- **Requirements**
Reproduce verbatim the lines up to and including the one with "0.2, 0.1, 0.05];", starting from the first.

- **Dataset content**
********
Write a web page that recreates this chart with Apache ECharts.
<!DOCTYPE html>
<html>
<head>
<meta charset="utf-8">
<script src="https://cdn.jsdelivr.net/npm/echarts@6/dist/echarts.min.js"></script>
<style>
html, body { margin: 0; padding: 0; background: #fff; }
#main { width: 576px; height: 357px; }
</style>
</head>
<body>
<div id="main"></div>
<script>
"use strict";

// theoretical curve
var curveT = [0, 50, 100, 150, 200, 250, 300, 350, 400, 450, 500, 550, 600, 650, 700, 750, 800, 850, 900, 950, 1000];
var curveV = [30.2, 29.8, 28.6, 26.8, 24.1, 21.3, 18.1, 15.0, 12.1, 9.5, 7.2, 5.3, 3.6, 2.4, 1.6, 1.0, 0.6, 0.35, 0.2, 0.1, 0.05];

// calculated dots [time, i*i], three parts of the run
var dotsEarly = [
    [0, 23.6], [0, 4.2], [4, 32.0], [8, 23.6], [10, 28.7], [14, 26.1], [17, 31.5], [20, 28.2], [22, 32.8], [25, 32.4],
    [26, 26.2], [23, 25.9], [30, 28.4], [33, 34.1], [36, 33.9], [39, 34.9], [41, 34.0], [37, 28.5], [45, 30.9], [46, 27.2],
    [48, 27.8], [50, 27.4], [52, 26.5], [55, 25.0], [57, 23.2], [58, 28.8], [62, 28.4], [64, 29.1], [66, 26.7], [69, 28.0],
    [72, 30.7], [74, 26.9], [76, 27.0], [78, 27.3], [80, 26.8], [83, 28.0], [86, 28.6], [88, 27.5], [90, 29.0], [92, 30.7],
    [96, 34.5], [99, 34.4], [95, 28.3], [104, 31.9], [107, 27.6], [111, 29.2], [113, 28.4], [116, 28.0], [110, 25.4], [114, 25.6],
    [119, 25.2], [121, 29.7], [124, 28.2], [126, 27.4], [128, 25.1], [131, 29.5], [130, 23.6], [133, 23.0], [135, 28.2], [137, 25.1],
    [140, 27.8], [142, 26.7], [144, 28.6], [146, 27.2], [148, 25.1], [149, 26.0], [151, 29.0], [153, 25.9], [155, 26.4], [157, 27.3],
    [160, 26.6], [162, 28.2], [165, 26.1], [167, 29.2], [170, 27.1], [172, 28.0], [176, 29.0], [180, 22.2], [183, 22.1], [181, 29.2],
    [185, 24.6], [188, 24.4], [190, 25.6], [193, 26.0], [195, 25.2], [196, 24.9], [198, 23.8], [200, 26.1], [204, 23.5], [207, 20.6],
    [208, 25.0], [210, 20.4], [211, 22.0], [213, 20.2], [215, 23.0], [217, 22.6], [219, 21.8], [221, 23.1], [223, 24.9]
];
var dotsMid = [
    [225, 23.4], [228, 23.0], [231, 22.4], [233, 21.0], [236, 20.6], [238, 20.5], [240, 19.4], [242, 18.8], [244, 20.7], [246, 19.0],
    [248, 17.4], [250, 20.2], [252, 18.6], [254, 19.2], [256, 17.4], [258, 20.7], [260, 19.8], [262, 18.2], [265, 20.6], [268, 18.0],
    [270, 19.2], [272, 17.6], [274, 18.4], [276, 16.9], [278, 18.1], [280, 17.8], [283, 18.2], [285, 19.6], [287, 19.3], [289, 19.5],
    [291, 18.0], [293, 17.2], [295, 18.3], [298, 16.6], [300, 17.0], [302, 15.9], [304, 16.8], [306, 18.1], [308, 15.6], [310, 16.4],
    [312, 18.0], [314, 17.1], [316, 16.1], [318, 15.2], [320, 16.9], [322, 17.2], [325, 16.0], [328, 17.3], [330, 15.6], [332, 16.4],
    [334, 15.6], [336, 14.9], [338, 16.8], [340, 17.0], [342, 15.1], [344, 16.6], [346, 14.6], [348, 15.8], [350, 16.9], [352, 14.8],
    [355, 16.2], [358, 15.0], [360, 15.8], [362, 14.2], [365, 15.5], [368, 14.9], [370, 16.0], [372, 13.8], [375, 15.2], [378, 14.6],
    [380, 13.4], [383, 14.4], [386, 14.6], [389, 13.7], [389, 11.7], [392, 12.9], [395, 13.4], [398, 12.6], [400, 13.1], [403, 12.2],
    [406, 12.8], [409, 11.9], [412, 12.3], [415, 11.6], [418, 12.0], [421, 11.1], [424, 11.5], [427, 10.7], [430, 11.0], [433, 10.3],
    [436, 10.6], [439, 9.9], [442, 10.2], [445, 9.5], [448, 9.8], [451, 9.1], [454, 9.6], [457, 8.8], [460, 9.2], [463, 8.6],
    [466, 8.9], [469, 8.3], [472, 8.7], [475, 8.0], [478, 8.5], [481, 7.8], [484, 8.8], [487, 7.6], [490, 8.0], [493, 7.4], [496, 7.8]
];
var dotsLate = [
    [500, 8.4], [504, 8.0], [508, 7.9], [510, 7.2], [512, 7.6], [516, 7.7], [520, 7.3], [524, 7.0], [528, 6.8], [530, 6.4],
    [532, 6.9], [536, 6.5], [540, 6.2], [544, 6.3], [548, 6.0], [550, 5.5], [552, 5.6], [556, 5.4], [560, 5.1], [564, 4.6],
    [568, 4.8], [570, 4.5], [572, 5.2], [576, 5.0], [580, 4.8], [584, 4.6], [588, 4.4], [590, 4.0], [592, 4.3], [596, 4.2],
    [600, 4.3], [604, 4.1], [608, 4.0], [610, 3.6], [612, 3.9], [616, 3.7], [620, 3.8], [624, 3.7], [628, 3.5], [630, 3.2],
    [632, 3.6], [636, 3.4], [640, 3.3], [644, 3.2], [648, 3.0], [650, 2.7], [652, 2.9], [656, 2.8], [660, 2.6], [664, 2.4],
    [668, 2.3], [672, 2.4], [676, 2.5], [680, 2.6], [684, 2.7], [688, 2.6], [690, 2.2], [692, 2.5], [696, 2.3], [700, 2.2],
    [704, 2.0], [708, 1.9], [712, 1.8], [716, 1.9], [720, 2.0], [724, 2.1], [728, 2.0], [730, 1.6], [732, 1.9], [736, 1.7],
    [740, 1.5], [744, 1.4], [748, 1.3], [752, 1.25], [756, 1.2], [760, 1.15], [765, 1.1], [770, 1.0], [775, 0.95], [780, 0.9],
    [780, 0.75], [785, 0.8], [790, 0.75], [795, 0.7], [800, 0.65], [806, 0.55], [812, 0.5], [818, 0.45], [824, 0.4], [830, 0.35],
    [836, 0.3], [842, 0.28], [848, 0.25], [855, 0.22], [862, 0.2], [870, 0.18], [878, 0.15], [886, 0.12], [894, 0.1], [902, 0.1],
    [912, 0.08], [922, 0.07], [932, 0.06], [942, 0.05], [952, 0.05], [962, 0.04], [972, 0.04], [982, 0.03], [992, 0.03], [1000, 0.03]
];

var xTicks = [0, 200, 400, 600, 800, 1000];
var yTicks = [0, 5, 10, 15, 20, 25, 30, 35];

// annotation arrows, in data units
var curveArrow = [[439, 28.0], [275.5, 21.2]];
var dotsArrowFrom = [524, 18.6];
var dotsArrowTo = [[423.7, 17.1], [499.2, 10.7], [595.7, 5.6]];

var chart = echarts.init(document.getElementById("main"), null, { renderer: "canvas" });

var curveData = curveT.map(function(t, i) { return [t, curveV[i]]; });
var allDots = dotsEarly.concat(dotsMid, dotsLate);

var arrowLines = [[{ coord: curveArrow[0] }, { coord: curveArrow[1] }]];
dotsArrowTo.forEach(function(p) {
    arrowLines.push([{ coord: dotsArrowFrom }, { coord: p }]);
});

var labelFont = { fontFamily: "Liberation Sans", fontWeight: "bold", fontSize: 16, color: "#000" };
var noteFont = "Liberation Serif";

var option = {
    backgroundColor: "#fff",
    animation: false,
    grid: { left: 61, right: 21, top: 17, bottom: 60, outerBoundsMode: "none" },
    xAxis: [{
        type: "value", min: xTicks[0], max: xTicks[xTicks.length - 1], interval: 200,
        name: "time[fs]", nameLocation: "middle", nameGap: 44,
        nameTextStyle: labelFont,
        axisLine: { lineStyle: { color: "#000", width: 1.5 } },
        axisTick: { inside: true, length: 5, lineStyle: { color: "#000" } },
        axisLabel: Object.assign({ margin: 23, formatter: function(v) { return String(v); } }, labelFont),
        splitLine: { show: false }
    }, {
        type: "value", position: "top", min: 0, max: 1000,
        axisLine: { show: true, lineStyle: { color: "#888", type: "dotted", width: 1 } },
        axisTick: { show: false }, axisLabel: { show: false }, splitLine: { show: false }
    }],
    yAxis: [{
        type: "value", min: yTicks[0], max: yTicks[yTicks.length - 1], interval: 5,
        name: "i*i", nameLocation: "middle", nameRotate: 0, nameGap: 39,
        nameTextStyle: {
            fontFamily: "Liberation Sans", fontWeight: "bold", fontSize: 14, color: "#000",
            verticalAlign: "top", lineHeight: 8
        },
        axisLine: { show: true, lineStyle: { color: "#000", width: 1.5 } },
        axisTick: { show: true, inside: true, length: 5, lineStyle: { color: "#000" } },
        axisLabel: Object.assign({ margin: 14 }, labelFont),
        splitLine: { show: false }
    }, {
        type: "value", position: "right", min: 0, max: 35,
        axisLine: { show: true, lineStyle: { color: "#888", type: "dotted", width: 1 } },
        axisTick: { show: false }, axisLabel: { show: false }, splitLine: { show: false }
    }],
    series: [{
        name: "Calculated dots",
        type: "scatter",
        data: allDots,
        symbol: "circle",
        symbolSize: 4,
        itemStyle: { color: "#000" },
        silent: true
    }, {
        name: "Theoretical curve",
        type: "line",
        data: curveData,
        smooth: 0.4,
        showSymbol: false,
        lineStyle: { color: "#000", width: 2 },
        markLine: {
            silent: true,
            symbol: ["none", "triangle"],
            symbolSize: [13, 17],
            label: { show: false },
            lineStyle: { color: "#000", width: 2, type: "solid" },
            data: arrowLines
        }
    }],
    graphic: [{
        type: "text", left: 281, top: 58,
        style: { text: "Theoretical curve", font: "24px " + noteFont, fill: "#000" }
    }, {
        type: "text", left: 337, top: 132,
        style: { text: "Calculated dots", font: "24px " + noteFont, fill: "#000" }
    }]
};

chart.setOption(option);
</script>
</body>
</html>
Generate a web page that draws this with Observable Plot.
********
- **Worked solution**
Write a web page that recreates this chart with Apache ECharts.
<!DOCTYPE html>
<html>
<head>
<meta charset="utf-8">
<script src="https://cdn.jsdelivr.net/npm/echarts@6/dist/echarts.min.js"></script>
<style>
html, body { margin: 0; padding: 0; background: #fff; }
#main { width: 576px; height: 357px; }
</style>
</head>
<body>
<div id="main"></div>
<script>
"use strict";

// theoretical curve
var curveT = [0, 50, 100, 150, 200, 250, 300, 350, 400, 450, 500, 550, 600, 650, 700, 750, 800, 850, 900, 950, 1000];
var curveV = [30.2, 29.8, 28.6, 26.8, 24.1, 21.3, 18.1, 15.0, 12.1, 9.5, 7.2, 5.3, 3.6, 2.4, 1.6, 1.0, 0.6, 0.35, 0.2, 0.1, 0.05];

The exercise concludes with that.